George W. Streepy Stadion is an association football stadium in Paramaribo, Suriname. It is home to the SVB Youth League and is operated by the SVB's youth football section. The stadium has a capacity of 3,000 people.

Location
The George W. Streepy Stadium is located in Southwestern part of Paramaribo on the Rode Kruislaan.

History
Named after the former director of the Surinaamse Aluminium Company, the George Streepy Stadium was opened on 17 December 1966 on the Rode Kruislaan. The first match at the stadium was the Paramaribo youth team vs. the Districts youth team. The referee for this match was S. Reemet, with linesmen R. Vyent and R. Redmond. The match ended in a 3–3 draw. The board of directors in 1966 consisted of chairman J. Gersie, secretary A. Hoost and Frits Juda as director of competition. André Kamperveen, R. Belgrave, Mouke Pool and G. Lichtveld were the commissioners.

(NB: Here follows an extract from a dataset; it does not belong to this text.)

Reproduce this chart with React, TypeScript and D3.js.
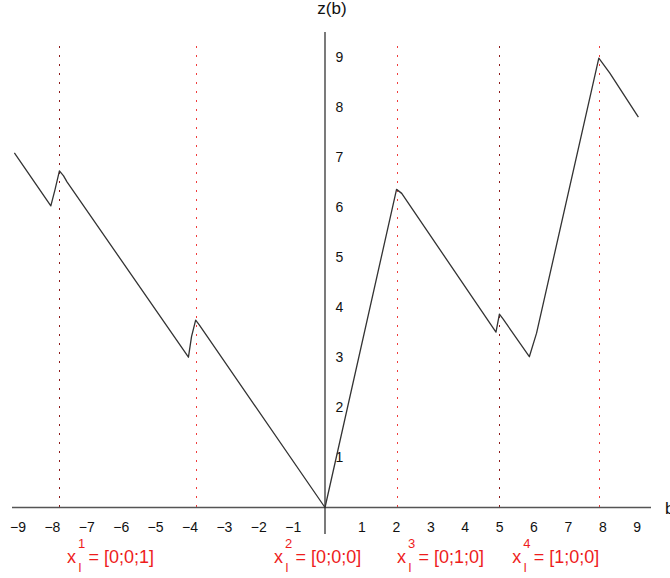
import React from "react";
import * as d3 from "d3";

// Piecewise curve z(b): breakpoints read along b
const curveB = [-9.03, -7.97, -7.85, -7.72, -7.6, -7.5, -3.97, -3.88, -3.76, -3.65, 0, 2.08, 2.23, 4.97, 5.07, 5.18, 5.94, 6.15, 7.96, 8.28, 9.11];
const curveZ = [7.08, 6.02, 6.34, 6.72, 6.62, 6.5, 3.0, 3.41, 3.74, 3.64, 0, 6.35, 6.27, 3.5, 3.86, 3.76, 3.01, 3.48, 8.97, 8.67, 7.79];

// Vertical guides at the kinks
const guideB = [-7.72, -3.76, 2.08, 5.07, 7.97];
const guideColor = ["#8c1a1a", "#f03c3c", "#f03c3c", "#8c1a1a", "#f03c3c"];

// Tick labels
const xTicks = [-9, -8, -7, -6, -5, -4, -3, -2, -1, 1, 2, 3, 4, 5, 6, 7, 8, 9];
const yTicks = [1, 2, 3, 4, 5, 6, 7, 8, 9];

// Annotations below the axis
const annotB = [-7.47, -1.45, 2.12, 5.47];
const annotSup = ["1", "2", "3", "4"];
const annotVec = ["[0;0;1]", "[0;0;0]", "[0;1;0]", "[1;0;0]"];

const W = 670;
const H = 578;
const FONT = "'Liberation Sans', Arial, Helvetica, sans-serif";

export default function App() {
  const x = d3.scaleLinear().domain([0, 1]).range([325, 325 + 34.4]);
  const y = d3.scaleLinear().domain([0, 1]).range([507.5, 507.5 - 50.1]);

  const pts: [number, number][] = curveB.map((b, i) => [b, curveZ[i]]);
  const line = d3
    .line<[number, number]>()
    .x((d) => x(d[0]))
    .y((d) => y(d[1]));

  const x0 = x(0);
  const y0 = y(0);
  const crisp = (v: number) => Math.round(v) + 0.5;

  return (
    <svg
      width={W}
      height={H}
      style={{ position: "absolute", left: 0, top: 0, background: "#fff" }}
      fontFamily={FONT}
    >
      {/* guides */}
      {guideB.map((b, i) => (
        <line
          key={"g" + i}
          x1={crisp(x(b))}
          x2={crisp(x(b))}
          y1={46}
          y2={y0}
          stroke={guideColor[i]}
          strokeWidth={1}
          strokeDasharray="2,7"
        />
      ))}

      {/* axes */}
      <line x1={12} x2={651} y1={y0} y2={y0} stroke="#555" strokeWidth={1.3} />
      <line x1={x0} x2={x0} y1={32} y2={534} stroke="#222" strokeWidth={1.2} />

      {/* x tick labels */}
      {xTicks.map((t) => (
        <text
          key={"xt" + t}
          x={x(t) + 2.6}
          y={532}
          fontSize={14}
          textAnchor="middle"
          fill="#111"
        >
          {t < 0 ? "\u2212" + Math.abs(t) : String(t)}
        </text>
      ))}

      {/* y tick labels */}
      {yTicks.map((t) => (
        <text
          key={"yt" + t}
          x={x0 + 14.5}
          y={y(t)}
          dy="0.36em"
          fontSize={14}
          textAnchor="middle"
          fill="#111"
        >
          {t}
        </text>
      ))}

      {/* axis titles */}
      <text x={x0 + 7} y={14} fontSize={17} textAnchor="middle" fill="#111">
        z(b)
      </text>
      <text x={665} y={514} fontSize={17} fill="#111">
        b
      </text>

      {/* curve */}
      <path d={line(pts) ?? ""} fill="none" stroke="#333" strokeWidth={1.3} strokeLinejoin="round" />

      {/* annotations */}
      {annotB.map((b, i) => {
        const ax = x(b);
        return (
          <g key={"a" + i} fill="#ee1c1c">
            <text x={ax - 1} y={563} fontSize={18}>
              x
            </text>
            <text x={ax + 10} y={548} fontSize={13}>
              {annotSup[i]}
            </text>
            <text x={ax + 10.5} y={572} fontSize={13}>
              l
            </text>
            <text x={ax + 20.5} y={563} fontSize={18}>
              {"= " + annotVec[i]}
            </text>
          </g>
        );
      })}
    </svg>
  );
}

At that time the Surinamese Football Association had only been responsible for the Junior League system, taking control of the entire youth system across the country in 1965. The first youth teams to become tenants of the George Streepy Stadium were Coronie Boys, Jai-Hind, Leo Victor, Robinhood, Nautico, Transvaal, Tuna and Voorwaarts. The first Junior League champions were Transvaal (1966), Tuna (1967) and Voorwaarts (1968). In 2011, the stadium was transferred to the Ministry of Sports and Youth Affairs.